Starting at the first line of the entries, extract each line up to and including the one that contains "(notval) at (552,857.6)", but leave out the pictures.

* [Figure scripts]

════════════════════

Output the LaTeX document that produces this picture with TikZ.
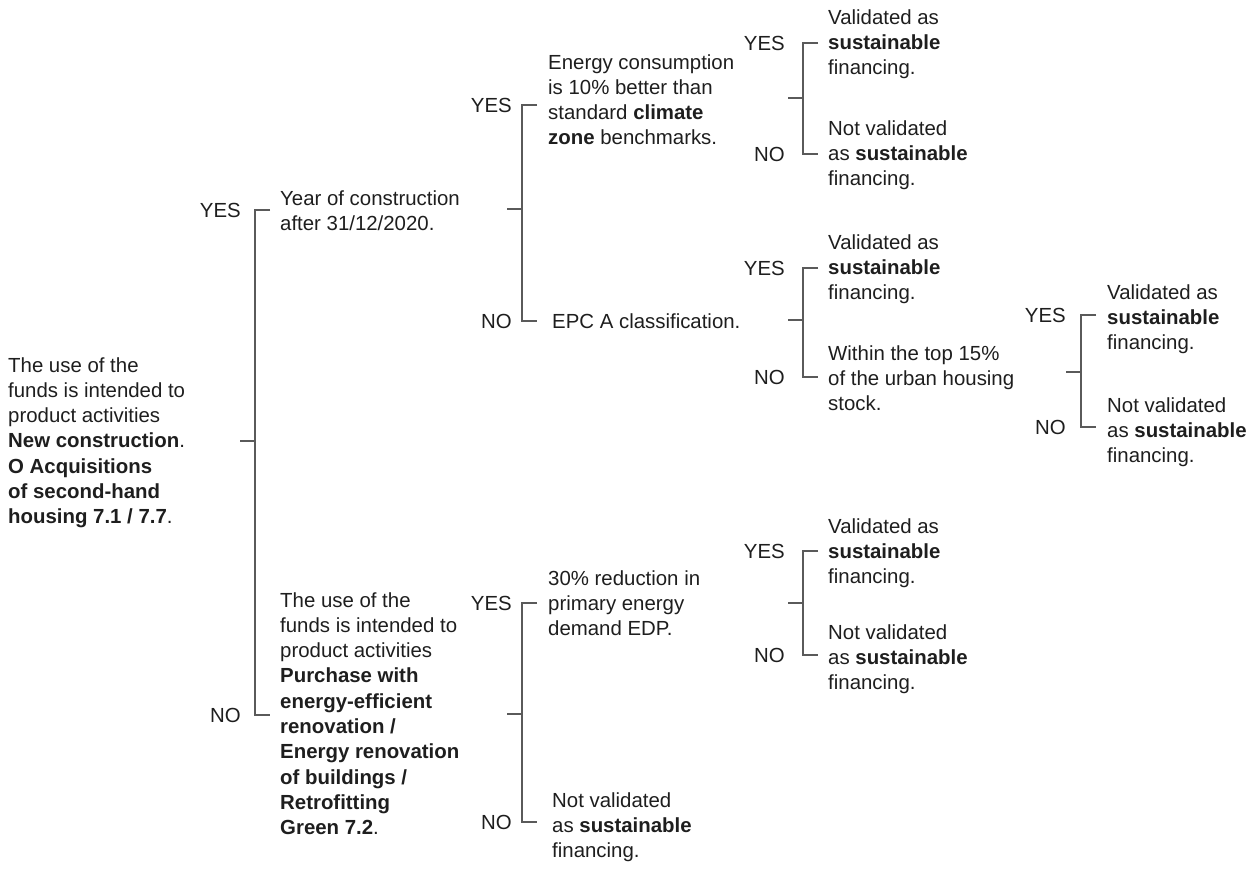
\documentclass[tikz,border=0pt]{standalone}
\usepackage{fontspec}
\setmainfont{Liberation Sans}
\definecolor{ink}{HTML}{1E1E1E}
\definecolor{rule}{HTML}{5A5A5A}
\tikzset{
  % multi-line texts are placed by the baseline of their last line
  txt/.style={anchor=base west, inner sep=0pt, align=left, text=ink,
    font=\fontsize{20.4}{25.3}\selectfont},
  lab/.style={anchor=base east, inner sep=0pt, text=ink,
    font=\fontsize{20.4}{25.3}\selectfont},
  brk/.style={draw=rule, line width=1.3pt},
}
\begin{document}
\begin{tikzpicture}[x=1pt,y=-1pt]
\useasboundingbox (0,0) rectangle (1249,868);

% ---- statements -------------------------------------------------------
\node[txt] (root) at (8,523.8) {The use of the\\funds is intended to\\product activities\\\textbf{New construction}.\\\textbf{O Acquisitions}\\\textbf{of second-hand}\\\textbf{housing 7.1 / 7.7}.};

\node[txt] (year) at (280,230.3) {Year of construction\\after 31/12/2020.};
\node[txt] (purch) at (280,834.7) {The use of the\\funds is intended to\\product activities\\\textbf{Purchase with}\\\textbf{energy-efficient}\\\textbf{renovation /}\\\textbf{Energy renovation}\\\textbf{of buildings /}\\\textbf{Retrofitting}\\\textbf{Green 7.2}.};

\node[txt] (energy) at (548,144.9) {Energy consumption\\is 10\% better than\\standard \textbf{climate}\\\textbf{zone} benchmarks.};
\node[txt] (epc) at (552,328) {EPC A classification.};
\node[txt] (redu) at (548,635.6) {30\% reduction in\\primary energy\\demand EDP.};
\node[txt] (notval) at (552,857.6) {Not validated\\as \textbf{sustainable}\\financing.};

\node[txt] (ayes) at (828,74.6) {Validated as\\\textbf{sustainable}\\financing.};
\node[txt] (ano) at (828,185.6) {Not validated\\as \textbf{sustainable}\\financing.};
\node[txt] (byes) at (828,299.6) {Validated as\\\textbf{sustainable}\\financing.};
\node[txt] (within) at (828,410.6) {Within the top 15\%\\of the urban housing\\stock.};
\node[txt] (cyes) at (828,583.6) {Validated as\\\textbf{sustainable}\\financing.};
\node[txt] (cno) at (828,689.6) {Not validated\\as \textbf{sustainable}\\financing.};

\node[txt] (dyes) at (1107,349.6) {Validated as\\\textbf{sustainable}\\financing.};
\node[txt] (dno) at (1107,462.6) {Not validated\\as \textbf{sustainable}\\financing.};

% ---- bracket corners: top, middle, bottom ---------------------------
\coordinate (rT) at (255,210); \coordinate (rM) at (255,441); \coordinate (rB) at (255,715);
\coordinate (yT) at (522,105); \coordinate (yM) at (522,209); \coordinate (yB) at (522,321);
\coordinate (pT) at (522,603); \coordinate (pM) at (522,714); \coordinate (pB) at (522,822);
\coordinate (aT) at (803,43);  \coordinate (aM) at (803,98);  \coordinate (aB) at (803,154);
\coordinate (bT) at (803,268); \coordinate (bM) at (803,320); \coordinate (bB) at (803,377);
\coordinate (cT) at (803,551); \coordinate (cM) at (803,603); \coordinate (cB) at (803,655);
\coordinate (dT) at (1081,315); \coordinate (dM) at (1081,372); \coordinate (dB) at (1081,427);

% ---- brackets -------------------------------------------------------
\foreach \b in {r,y,p,a,b,c,d}{
  \draw[brk] ([xshift=15pt]\b T) -- (\b T) -- (\b B) -- ([xshift=15pt]\b B);
  \draw[brk] ([xshift=-15pt]\b M) -- (\b M);
}

% ---- YES / NO labels ------------------------------------------------
\node[lab] (rY) at ([xshift=-14pt,yshift=-7pt]rT) {YES};
\node[lab] (rN) at ([xshift=-14pt,yshift=-7pt]rB) {NO};
\node[lab] (yY) at ([xshift=-10pt,yshift=-7pt]yT) {YES};
\node[lab] (yN) at ([xshift=-10pt,yshift=-7pt]yB) {NO};
\node[lab] (pY) at ([xshift=-10pt,yshift=-7pt]pT) {YES};
\node[lab] (pN) at ([xshift=-10pt,yshift=-7pt]pB) {NO};
\node[lab] (aY) at ([xshift=-18pt,yshift=-7pt]aT) {YES};
\node[lab] (aN) at ([xshift=-18pt,yshift=-7pt]aB) {NO};
\node[lab] (bY) at ([xshift=-18pt,yshift=-7pt]bT) {YES};
\node[lab] (bN) at ([xshift=-18pt,yshift=-7pt]bB) {NO};
\node[lab] (cY) at ([xshift=-18pt,yshift=-7pt]cT) {YES};
\node[lab] (cN) at ([xshift=-18pt,yshift=-7pt]cB) {NO};
\node[lab] (dY) at ([xshift=-15pt,yshift=-7pt]dT) {YES};
\node[lab] (dN) at ([xshift=-15pt,yshift=-7pt]dB) {NO};
\end{tikzpicture}
\end{document}
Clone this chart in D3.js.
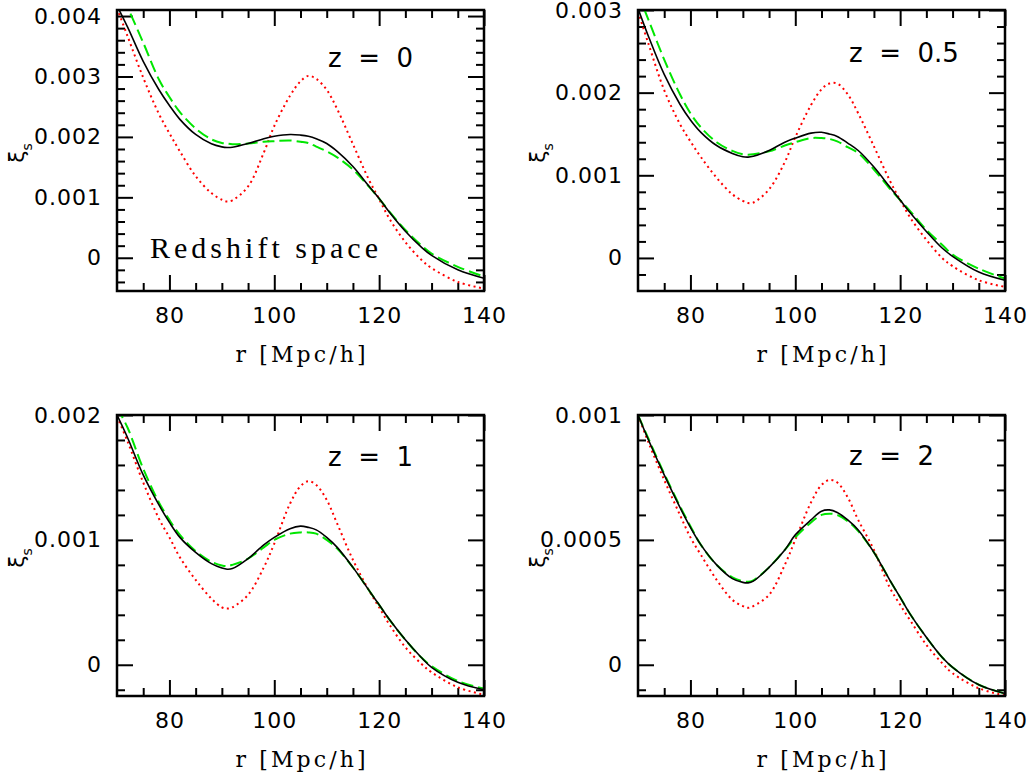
<!doctype html>
<html>
<head>
<script src="https://cdn.jsdelivr.net/npm/d3@7"></script>
<style>
  body { margin: 0; background: #fff; }
</style>
</head>
<body>
<svg width="1034" height="781"></svg>
<script>
// separation r [Mpc/h], shared by all curves
var rVals = [70, 72, 75, 78, 80, 82, 85, 88, 90, 91, 92, 95, 98, 100, 103, 105, 106.5, 108, 110, 112, 115, 118, 120, 122, 125, 128, 130, 135, 140];

// xi_s in units of 1e-3 (solid = black, dashed = green, dotted = red)
var z0Solid  = [4.17, 3.82, 3.25, 2.78, 2.52, 2.29, 2.04, 1.885, 1.835, 1.825, 1.83, 1.89, 1.97, 2.01, 2.04, 2.03, 2.01, 1.97, 1.89, 1.76, 1.51, 1.19, 0.98, 0.75, 0.44, 0.18, 0.04, -0.20, -0.34];
var z0Dashed = [4.55, 4.15, 3.56, 2.95, 2.66, 2.41, 2.14, 1.96, 1.90, 1.89, 1.88, 1.89, 1.92, 1.93, 1.94, 1.92, 1.90, 1.84, 1.76, 1.66, 1.46, 1.18, 0.98, 0.76, 0.46, 0.21, 0.07, -0.15, -0.31];
var z0Dotted = [4.13, 3.67, 2.98, 2.38, 2.06, 1.76, 1.35, 1.07, 0.96, 0.93, 0.95, 1.18, 1.74, 2.18, 2.68, 2.92, 3.01, 2.96, 2.78, 2.46, 1.88, 1.30, 0.97, 0.64, 0.26, -0.03, -0.17, -0.40, -0.51];

var z05Solid  = [3.02, 2.68, 2.22, 1.86, 1.67, 1.52, 1.36, 1.265, 1.225, 1.22, 1.23, 1.30, 1.40, 1.45, 1.51, 1.52, 1.50, 1.47, 1.39, 1.30, 1.10, 0.86, 0.70, 0.54, 0.32, 0.12, 0.02, -0.17, -0.27];
var z05Dashed = [3.20, 2.88, 2.40, 1.98, 1.75, 1.58, 1.40, 1.295, 1.255, 1.25, 1.255, 1.29, 1.36, 1.40, 1.45, 1.45, 1.44, 1.41, 1.34, 1.27, 1.07, 0.84, 0.70, 0.56, 0.34, 0.16, 0.04, -0.13, -0.25];
var z05Dotted = [2.98, 2.59, 2.03, 1.62, 1.41, 1.22, 0.97, 0.77, 0.69, 0.665, 0.67, 0.83, 1.16, 1.46, 1.85, 2.04, 2.11, 2.11, 1.98, 1.75, 1.35, 0.94, 0.70, 0.48, 0.22, 0.00, -0.10, -0.27, -0.35];

var z1Solid  = [2.00, 1.82, 1.52, 1.28, 1.14, 1.02, 0.90, 0.81, 0.775, 0.765, 0.77, 0.85, 0.96, 1.02, 1.09, 1.11, 1.10, 1.08, 1.02, 0.94, 0.78, 0.60, 0.48, 0.36, 0.20, 0.06, -0.02, -0.14, -0.20];
var z1Dashed = [2.06, 1.90, 1.57, 1.30, 1.16, 1.04, 0.91, 0.825, 0.795, 0.79, 0.80, 0.85, 0.94, 1.00, 1.05, 1.06, 1.06, 1.05, 1.00, 0.93, 0.78, 0.60, 0.48, 0.36, 0.20, 0.06, -0.01, -0.13, -0.19];
var z1Dotted = [1.99, 1.79, 1.46, 1.17, 1.02, 0.86, 0.68, 0.53, 0.46, 0.45, 0.46, 0.56, 0.78, 0.97, 1.29, 1.43, 1.47, 1.44, 1.32, 1.13, 0.84, 0.60, 0.46, 0.32, 0.14, 0.01, -0.06, -0.18, -0.24];

var z2Solid  = [1.00, 0.90, 0.76, 0.63, 0.55, 0.48, 0.40, 0.345, 0.33, 0.328, 0.335, 0.39, 0.46, 0.52, 0.58, 0.615, 0.62, 0.61, 0.58, 0.54, 0.45, 0.34, 0.27, 0.20, 0.11, 0.03, -0.01, -0.08, -0.115];
var z2Dashed = [1.00, 0.905, 0.765, 0.635, 0.555, 0.48, 0.40, 0.35, 0.335, 0.332, 0.338, 0.39, 0.46, 0.51, 0.57, 0.60, 0.605, 0.60, 0.575, 0.535, 0.45, 0.34, 0.27, 0.20, 0.11, 0.03, -0.01, -0.08, -0.115];
var z2Dotted = [1.00, 0.89, 0.74, 0.60, 0.51, 0.44, 0.34, 0.26, 0.235, 0.228, 0.235, 0.28, 0.40, 0.50, 0.65, 0.72, 0.74, 0.73, 0.67, 0.58, 0.46, 0.31, 0.24, 0.175, 0.08, 0.007, -0.034, -0.094, -0.123];

// ticks
var xMajor = [80, 100, 120, 140];
var xMinor = [75, 85, 90, 95, 105, 110, 115, 125, 130, 135];
var xLabels = ["80", "100", "120", "140"];

var yMajor0 = [0, 1, 2, 3, 4];
var yMinor0 = [-0.4, -0.2, 0.2, 0.4, 0.6, 0.8, 1.2, 1.4, 1.6, 1.8, 2.2, 2.4, 2.6, 2.8, 3.2, 3.4, 3.6, 3.8];
var yLabels0 = ["0", "0.001", "0.002", "0.003", "0.004"];

var yMajor05 = [0, 1, 2, 3];
var yMinor05 = [-0.2, 0.2, 0.4, 0.6, 0.8, 1.2, 1.4, 1.6, 1.8, 2.2, 2.4, 2.6, 2.8];
var yLabels05 = ["0", "0.001", "0.002", "0.003"];

var yMajor1 = [0, 1, 2];
var yMinor1 = [-0.2, 0.2, 0.4, 0.6, 0.8, 1.2, 1.4, 1.6, 1.8];
var yLabels1 = ["0", "0.001", "0.002"];

var yMajor2 = [0, 0.5, 1];
var yMinor2 = [-0.1, 0.1, 0.2, 0.3, 0.4, 0.6, 0.7, 0.8, 0.9];
var yLabels2 = ["0", "0.0005", "0.001"];

var panelTitles = ["z  =  0", "z  =  0.5", "z  =  1", "z  =  2"];

var svg = d3.select("svg");
var pw = 367, ph = 281;

var panels = [
  {left: 117, top: 10,  yDomain: [-0.55, 4.1],   solid: z0Solid,  dashed: z0Dashed,  dotted: z0Dotted,  yMajor: yMajor0,  yMinor: yMinor0,  yLabels: yLabels0,  title: panelTitles[0], titleY: 57},
  {left: 638, top: 10,  yDomain: [-0.4, 3.0],    solid: z05Solid, dashed: z05Dashed, dotted: z05Dotted, yMajor: yMajor05, yMinor: yMinor05, yLabels: yLabels05, title: panelTitles[1], titleY: 52},
  {left: 117, top: 415, yDomain: [-0.25, 2.0],   solid: z1Solid,  dashed: z1Dashed,  dotted: z1Dotted,  yMajor: yMajor1,  yMinor: yMinor1,  yLabels: yLabels1,  title: panelTitles[2], titleY: 51},
  {left: 638, top: 415, yDomain: [-0.125, 1.0],  solid: z2Solid,  dashed: z2Dashed,  dotted: z2Dotted,  yMajor: yMajor2,  yMinor: yMinor2,  yLabels: yLabels2,  title: panelTitles[3], titleY: 50}
];

function styleAxis(sel) {
  sel.select(".domain").remove();
  sel.selectAll(".tick line").attr("stroke", "#000").attr("stroke-width", 2);
  sel.attr("font-family", "DejaVu Sans").attr("font-size", 22);
  sel.selectAll(".tick text").attr("fill", "#000").style("letter-spacing", "1px");
}

panels.forEach(function (p, i) {
  var xScale = d3.scaleLinear().domain([70, 140]).range([0, pw]),
      yScale = d3.scaleLinear().domain(p.yDomain).range([ph, 0]);

  var g = svg.append("g")
    .attr("transform", "translate(" + p.left + "," + p.top + ")");

  // clip
  svg.append("clipPath").attr("id", "clip" + i)
    .append("rect").attr("width", pw).attr("height", ph);

  // bottom axis with labels
  g.append("g")
    .attr("transform", "translate(0," + ph + ")")
    .call(d3.axisBottom(xScale).tickValues(xMajor).tickSizeInner(-16).tickSizeOuter(0).tickPadding(16)
      .tickFormat(function (d, k) { return xLabels[k]; }))
    .call(styleAxis);
  g.append("g")
    .attr("transform", "translate(0," + ph + ")")
    .call(d3.axisBottom(xScale).tickValues(xMinor).tickSizeInner(-8).tickSizeOuter(0).tickFormat(""))
    .call(styleAxis);

  // top axis
  g.append("g")
    .call(d3.axisTop(xScale).tickValues(xMajor).tickSizeInner(-16).tickSizeOuter(0).tickFormat(""))
    .call(styleAxis);
  g.append("g")
    .call(d3.axisTop(xScale).tickValues(xMinor).tickSizeInner(-8).tickSizeOuter(0).tickFormat(""))
    .call(styleAxis);

  // left axis with labels
  g.append("g")
    .call(d3.axisLeft(yScale).tickValues(p.yMajor).tickSizeInner(-16).tickSizeOuter(0).tickPadding(15)
      .tickFormat(function (d, k) { return p.yLabels[k]; }))
    .call(styleAxis);
  g.append("g")
    .call(d3.axisLeft(yScale).tickValues(p.yMinor).tickSizeInner(-8).tickSizeOuter(0).tickFormat(""))
    .call(styleAxis);

  // right axis
  g.append("g")
    .attr("transform", "translate(" + pw + ",0)")
    .call(d3.axisRight(yScale).tickValues(p.yMajor).tickSizeInner(-16).tickSizeOuter(0).tickFormat(""))
    .call(styleAxis);
  g.append("g")
    .attr("transform", "translate(" + pw + ",0)")
    .call(d3.axisRight(yScale).tickValues(p.yMinor).tickSizeInner(-8).tickSizeOuter(0).tickFormat(""))
    .call(styleAxis);

  // curves
  var line = d3.line()
    .x(function (d, k) { return xScale(rVals[k]); })
    .y(function (d) { return yScale(d); })
    .curve(d3.curveCatmullRom.alpha(0.5));

  var curves = g.append("g").attr("clip-path", "url(#clip" + i + ")");

  curves.append("path")
    .datum(p.dotted)
    .attr("d", line)
    .style("fill", "none")
    .style("stroke", "#ff0000")
    .style("stroke-width", 2)
    .style("stroke-dasharray", "2,3.5");

  curves.append("path")
    .datum(p.dashed)
    .attr("d", line)
    .style("fill", "none")
    .style("stroke", "#00e600")
    .style("stroke-width", 2)
    .style("stroke-dasharray", "12,5");

  curves.append("path")
    .datum(p.solid)
    .attr("d", line)
    .style("fill", "none")
    .style("stroke", "#000")
    .style("stroke-width", 1.6);

  // frame
  g.append("rect")
    .attr("width", pw)
    .attr("height", ph)
    .style("fill", "none")
    .style("stroke", "#000")
    .style("stroke-width", 2.5);

  // redshift label
  g.append("text")
    .attr("x", 211)
    .attr("y", p.titleY)
    .style("font-family", "DejaVu Sans")
    .style("font-size", "26px")
    .style("white-space", "pre")
    .text(p.title);

  // x label
  g.append("text")
    .attr("x", pw / 2)
    .attr("y", ph + 71)
    .attr("text-anchor", "middle")
    .attr("textLength", 130)
    .attr("lengthAdjust", "spacing")
    .style("font-family", "DejaVu Serif")
    .style("font-size", "22px")
    .text("r [Mpc/h]");

  // y label (xi_s), rotated
  var yl = g.append("text")
    .attr("transform", "translate(-93,143)rotate(-90)")
    .attr("text-anchor", "middle")
    .style("font-family", "DejaVu Sans")
    .style("font-size", "22px");
  yl.append("tspan").text("ξ");
  yl.append("tspan").attr("dy", 8).style("font-size", "14px").text("s");

  if (i === 0) {
    g.append("text")
      .attr("x", 33)
      .attr("y", 248)
      .attr("textLength", 228)
      .attr("lengthAdjust", "spacing")
      .style("font-family", "Liberation Serif")
      .style("font-size", "30px")
      .text("Redshift space");
  }
});
</script>
</body>
</html>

════════════════════

* [WRITTEN RESPONSE]
Output the LaTeX document that produces this picture with TikZ.
\documentclass[tikz,border=0pt]{standalone}
\usepackage{fontspec}
\setmainfont{Liberation Sans}
\definecolor{ink}{HTML}{1E1E1E}
\definecolor{rule}{HTML}{5A5A5A}
\tikzset{
  % multi-line texts are placed by the baseline of their last line
  txt/.style={anchor=base west, inner sep=0pt, align=left, text=ink,
    font=\fontsize{20.4}{25.3}\selectfont},
  lab/.style={anchor=base east, inner sep=0pt, text=ink,
    font=\fontsize{20.4}{25.3}\selectfont},
  brk/.style={draw=rule, line width=1.3pt},
}
\begin{document}
\begin{tikzpicture}[x=1pt,y=-1pt]
\useasboundingbox (0,0) rectangle (1249,868);

% ---- statements -------------------------------------------------------
\node[txt] (root) at (8,523.8) {The use of the\\funds is intended to\\product activities\\\textbf{New construction}.\\\textbf{O Acquisitions}\\\textbf{of second-hand}\\\textbf{housing 7.1 / 7.7}.};

\node[txt] (year) at (280,230.3) {Year of construction\\after 31/12/2020.};
\node[txt] (purch) at (280,834.7) {The use of the\\funds is intended to\\product activities\\\textbf{Purchase with}\\\textbf{energy-efficient}\\\textbf{renovation /}\\\textbf{Energy renovation}\\\textbf{of buildings /}\\\textbf{Retrofitting}\\\textbf{Green 7.2}.};

\node[txt] (energy) at (548,144.9) {Energy consumption\\is 10\% better than\\standard \textbf{climate}\\\textbf{zone} benchmarks.};
\node[txt] (epc) at (552,328) {EPC A classification.};
\node[txt] (redu) at (548,635.6) {30\% reduction in\\primary energy\\demand EDP.};
\node[txt] (notval) at (552,857.6) {Not validated\\as \textbf{sustainable}\\financing.};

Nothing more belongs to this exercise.